• Osa Iluobe

Zero Gravity's Joe Seddon: “I always wanted to be a tech entrepreneur growing up”

In conversation with Zero Gravity's Joe Seddon

Before I sat down with Zero Gravity’s Joe Seddon, I was hoping that I'd get the chance to truly unpick the fine brain of this Oxford graduate turned tech startup founder. He didn’t disappoint. Seddon’s journey from West Yorkshire local lad to social mobility’s national hero is a tale of ‘working-class boy made good’. This explains why his mission is to facilitate a similar story to his for the millions of less economically privileged young people across the UK. With Zero Gravity, a tech startup that propels economically disadvantaged students into top universities and careers, Seddon has been making good of his aim.

With fine academic results throughout secondary school and a first-class degree to his name from the University of Oxford in Philosophy, Politics and Economics (PPE) , one only has to look at Seddon’s CV to establish the fact that he’s endowed with enviable intellect. One also only has to look at Seddon’s CV to establish the fact that he has no aversion to‘risk-taking’, a common feature amongst successful entrepreneurs. Because after rejecting offers from blue-chip commercial law firms and pondering on whether to pursue a journalistic career, Seddon did something that to many would have appeared bizarre at the timeThat is, to start a tech company from his bedroom in his mum’s house with nothing but £200 to his name and basic coding skills that he picked up as a 14-year-old. Whether it was because of confidence, naivety or the philosophy books that Seddon consumed religiously as an undergraduate, one thing is certain - it was a bold move.
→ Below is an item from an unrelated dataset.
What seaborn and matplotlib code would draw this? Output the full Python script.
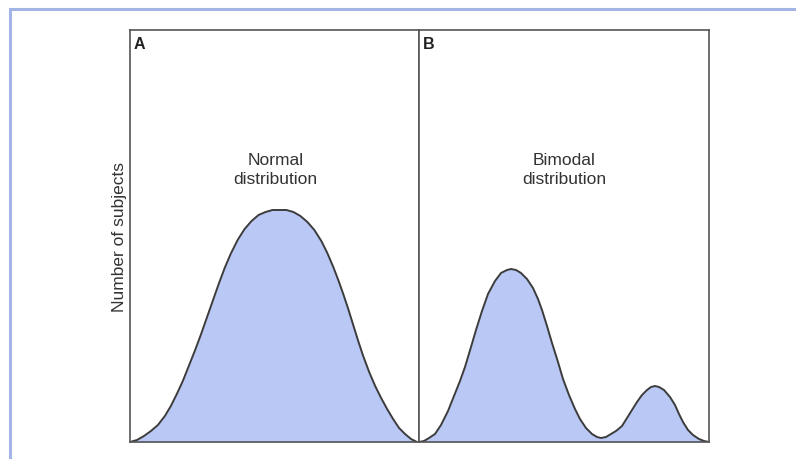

Seddon’s background is not one of privilege, unlike much of the student body at Oxford. Having grown up in West Yorkshire in a single-parent household, Seddon did very well at school, and despite the fact that Oxford seemed a world away, he fired off an application ‘with very little help’ that, to his surprise, was ultimately successful. Straight A*s in his A-levels confirmed his place at Oxford and thereby provided him with the golden ticket of moving up the social ladder. Seddon was only too aware of this. “Just being able to turn up and say that I’m an Oxford student was already an achievement because I was the first person in my wider family to go to Oxbridge”.

Initially, Oxford proved challenging for Seddon. 3,000 word essays from the moment he arrived were coupled with the need to adjust to high expectations from the university and even greater expectations, albeit implicitly, from peers - as is often the case at top institutions. But, it would be his time at Oxford that would give Seddon the entrepreneurial spirit - (not so much the practical skills) - to believe that he could ‘go it alone’ as a founder. Seddon notes that his time at university gave him “the mental tailwind to believe that I can do something which is audacious andunorthodox for people from backgrounds such as my own”.

Having graduated, pursuing the unorthodox is exactly what Seddon did. Having started Zero Gravity as the sole founder in the summer of 2018, Seddon went about spreading the word via universities first, thereby hoping to benefit from the ripple effect of student enthusiasm and word-of-mouth. But even though Zero Gravity now boasts a team of over 20 employees, has mentored over 3000 low-income background students into top universities (including 5% of all students who received straight A*s at A-level in 2022), and has raised £4 million in equity investment, the journey was not straightforward.

Seddon highlights the fact that because of the unconventional route of starting up straight after graduating, there was a ‘lack of moral support’, something that he believes is true for entrepreneurs in the UK more generally. This, combined with the fact that Seddon had an unconventional idea to build technology to promote social mobility and create a self-sustaining business model off the back of it, meant that Seddon had to rely on determination and youthful naivety, as he even admits, to fuel the Zero Gravity project in its early days.

Purpose, impact, and innovation are what appear to be the main ingredients in Zero Gravity’s cocktail of success that has made it one of the most formidable and well-respected projects within the UK’s education ecosystem. With over 250,000 mentoring conversations and over 20,000 mentoring sessions conducted through the platform last year, you’d be forgiven for assuming that the job is done for Zero Gravity, having played a crucial role in driving social mobility at the UK’s leading universities in recent years.

But, not keen to rest on his laurels, Seddon is expanding the platform beyond mentoring into top universities as the company is now partnering with employers to mentor Zero Gravity students who’ve reached top universities into leading internship and graduate schemes. The likes of HSBC,KPMG, and Fidelity are amongst the most prominent names to partner with Zero Gravity to drive social mobility within their firms. The goal is for employer partners to work with Zero Gravity to deliver mentorship, masterclasses, and community engagement with students through the Zero Gravity platform.

If Zero Gravity’s new foray into careers proves to be a success, social mobility in Britain will be in a much better state. And we’ll have Joe Seddon, the man ‘who always wanted to be a tech entrepreneur’ to thank.